Gujarat Riots | Teesta Setalvad Got Rs 30 Lakh From Ahmed Patel To Defame Modi, Destabilise His Govt In State: SIT
"Setalvad used to meet the leaders of a prominent national party in power at that time in Delhi to implicate names of senior leaders of the BJP government in riot cases,” the SIT report claimed.
The Special Investigation Team (SIT) Friday opposed social activist Teesta Setalvad’s bail application in a case related to criminal conspiracy and forgery. An SIT affidavit submitted in the sessions court claims that Setalvad and others including former state director general of police (DGP) RB Sreekumar and former IPS officer Sanjeev Bhatt had accepted Rs 30 lakh from Ahmed Patel, the political advisor of then Congress president Sonia Gandhi, to allegedly frame then Gujarat chief minister Narendra Modi and topple his government.

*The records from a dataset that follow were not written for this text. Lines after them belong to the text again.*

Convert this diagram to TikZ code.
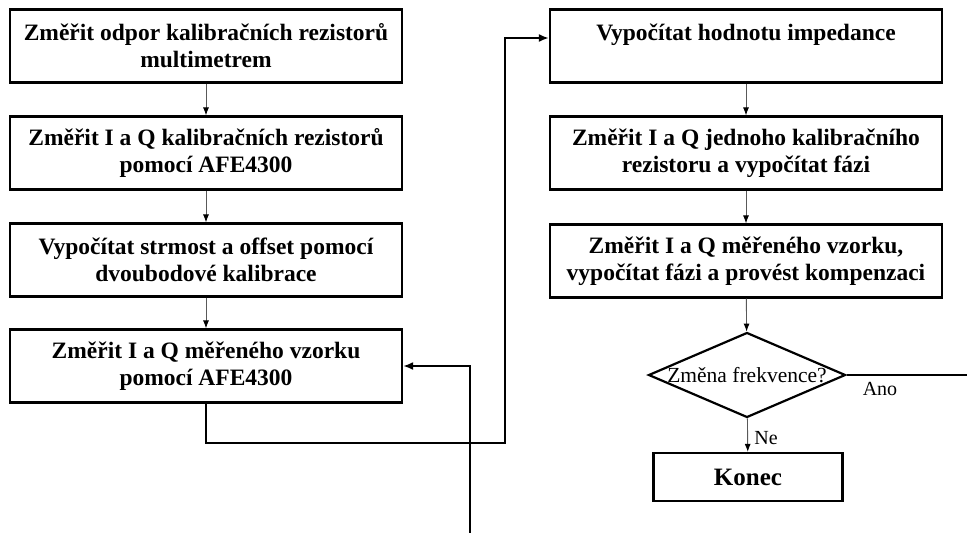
\documentclass[tikz,border=0pt]{standalone}
\usepackage{fontspec}
\setmainfont{Liberation Serif}
\usepackage{tikz}
\usetikzlibrary{arrows.meta}
\usetikzlibrary{shapes.geometric}
\usetikzlibrary{positioning}

\begin{document}
\begin{tikzpicture}[x=1pt,y=-1pt,
  box/.style={draw,rectangle,line width=2.2pt,minimum width=392pt,minimum height=73pt,inner sep=0pt,align=center,font=\fontsize{23.5}{27}\selectfont\bfseries},
  decision/.style={draw,diamond,line width=2.2pt,minimum width=197pt,minimum height=85pt,inner sep=0pt,font=\fontsize{21.5}{22}\selectfont},
  flow/.style={draw=black!65,line width=0.9pt,-{Latex[length=8pt,width=6pt,color=black]}},
  loopline/.style={line width=2pt},
  looptip/.style={-{Latex[length=10pt,width=8pt]}},
  tag/.style={inner sep=0pt,font=\fontsize{20}{22}\selectfont}]
  \useasboundingbox (0,0) rectangle (967,533);

  \node (b1) at (206,46)[box]{Změřit odpor kalibračních rezistorů\\multimetrem};
  \node (b2) at (206,153)[box]{Změřit I a Q kalibračních rezistorů\\pomocí AFE4300};
  \node (b3) at (206,260)[box]{Vypočítat strmost a offset pomocí\\dvoubodové kalibrace};
  \node (b4) at (206,366)[box]{Změřit I a Q měřeného vzorku\\pomocí AFE4300};

  \node (b5) at (746,46)[box]{Vypočítat hodnotu impedance\\\mbox{}};
  \node (b6) at (746,153)[box]{Změřit I a Q jednoho kalibračního\\rezistoru a vypočítat fázi};
  \node (b7) at (746,261)[box]{Změřit I a Q měřeného vzorku,\\vypočítat fázi a provést kompenzaci};
  \node (d) at (747,375)[decision]{\makebox[0pt]{Změna frekvence?}};
  \node (konec) at (748,477)[box,minimum width=189pt,minimum height=48pt,font=\fontsize{25}{27}\selectfont\bfseries]{Konec};

  \node (ano) at (880,389)[tag]{Ano};
  \node (ne) at (766,438)[tag]{Ne};

  \coordinate (c1) at (505,443);
  \coordinate (c2) at (967,375);
  \coordinate (c3) at (470,533);

  \draw[flow](b1)--(b2);
  \draw[flow](b2)--(b3);
  \draw[flow](b3)--(b4);
  \draw[flow](b5)--(b6);
  \draw[flow](b6)--(b7);
  \draw[flow](b7)--(d);
  \draw[flow](d)--(konec);

  \draw[loopline,looptip](b4.south)|-(c1)|-([yshift=8pt]b5.west);
  \draw[loopline](d.east)--(c2);
  \draw[loopline,looptip](c3)|-(b4.east);
\end{tikzpicture}
\end{document}
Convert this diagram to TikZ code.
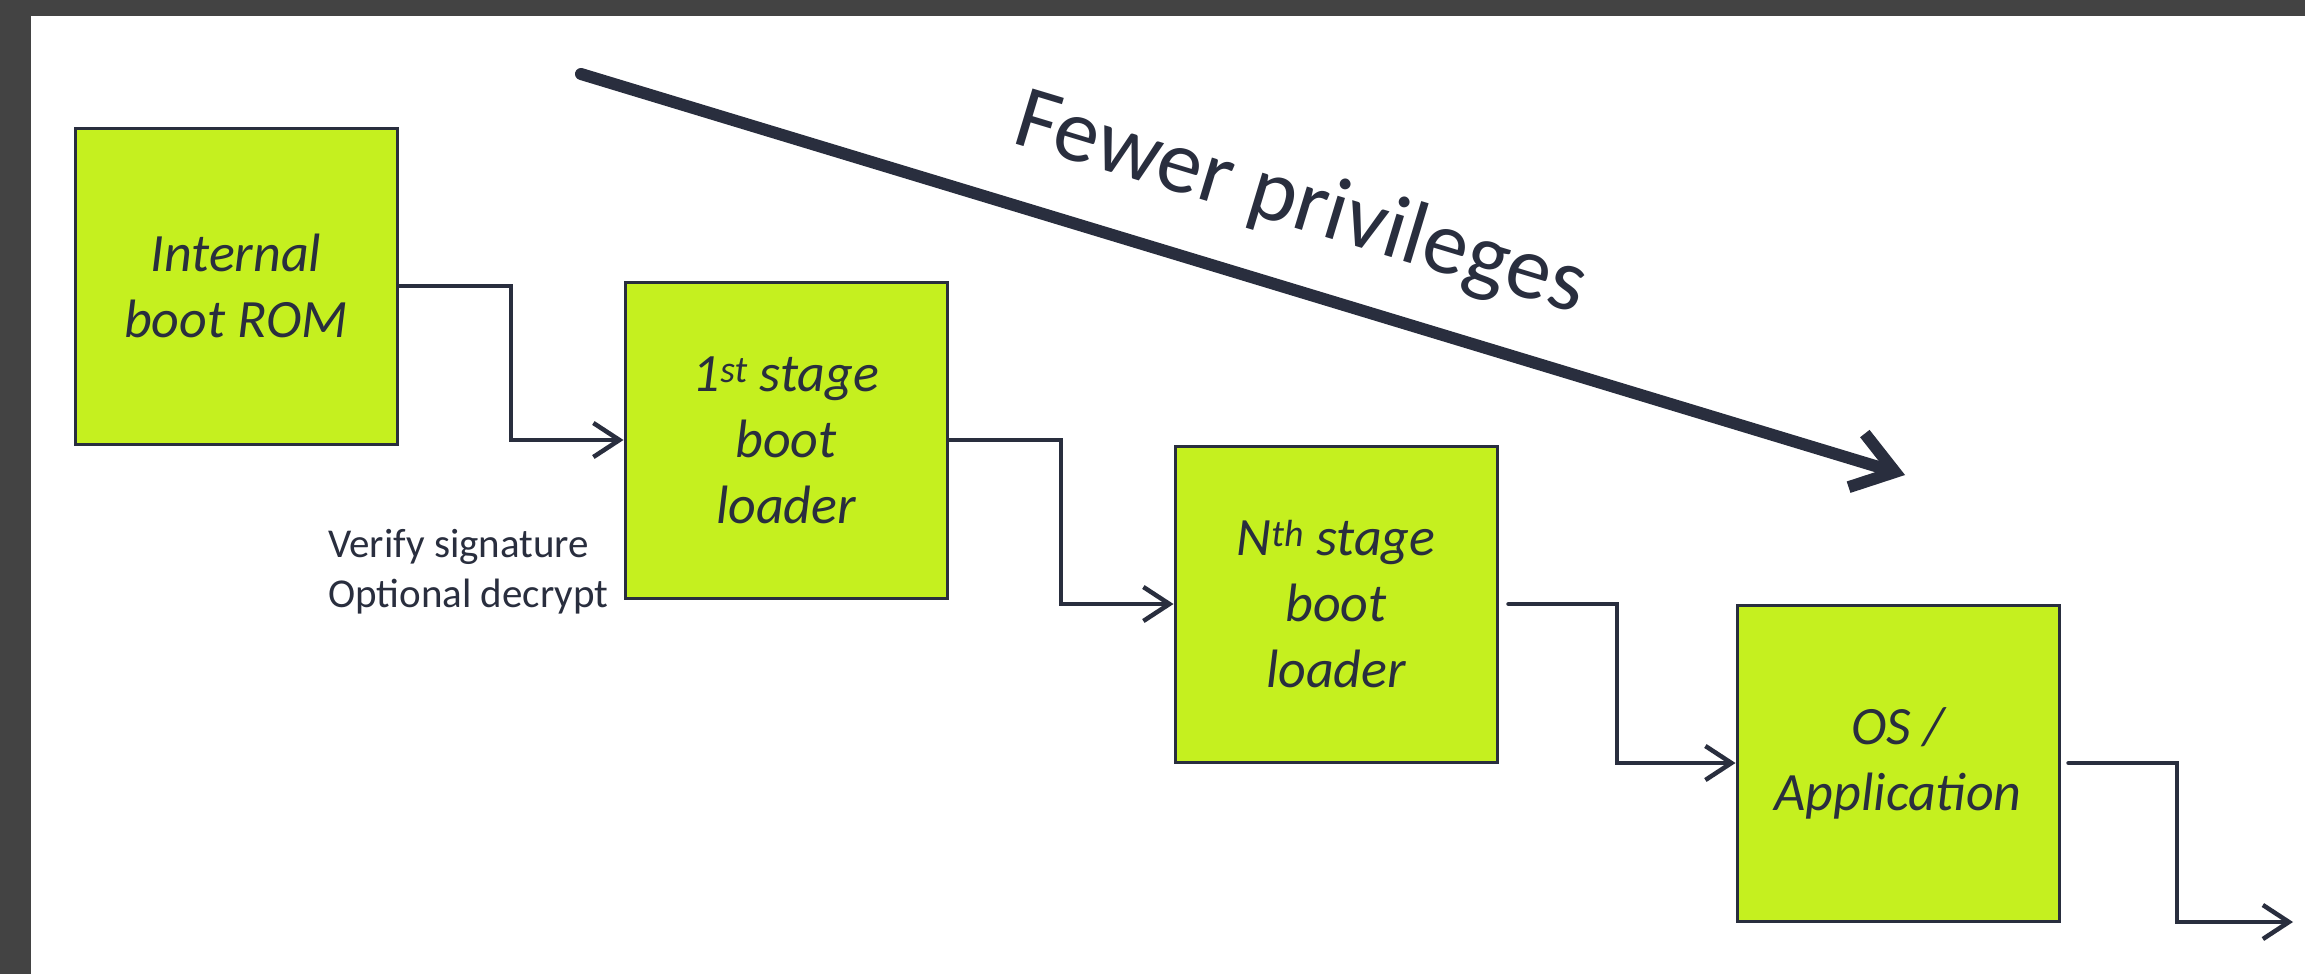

“The political objective of the applicant (Setalvad) while enacting this larger conspiracy was dismissal or destabilisation of the elected government….She obtained illegal financial and other benefits and rewards from rival political party in lieu of her attempts to wrongly implicate innocent persons in Gujarat,” read the SIT affidavit, as reported by news agency PTI.
"Setalvad used to meet the leaders of a prominent national party in power at that time in Delhi to implicate names of senior leaders of the BJP government in riot cases,” the SIT report further claimed.
The report cited statements by a witness who said that the conspiracy was carried out at the behest of late Ahmed Patel, and that the social activist received Rs 30 lakh at the behest of Patel after the Godhra riots of 2002 to execute the plan.
The affidavit was filed by Mitesh Amin and Amit Patel, the special public prosecutors of SIT ACP BC Solanki, who said the accused had entered into a "larger conspiracy with the intention of obtaining illegal money and other benefits from Congress", reported, ANI.
Last month, the Supreme Court upheld the SIT clean chit to 64 people, including then CM Modi, in the 2002 Gujarat riots case as it dismissed a plea by late Congress leader Ehsan Jafri's wife Zakia Jafri, stating that the petition was devoid of merit.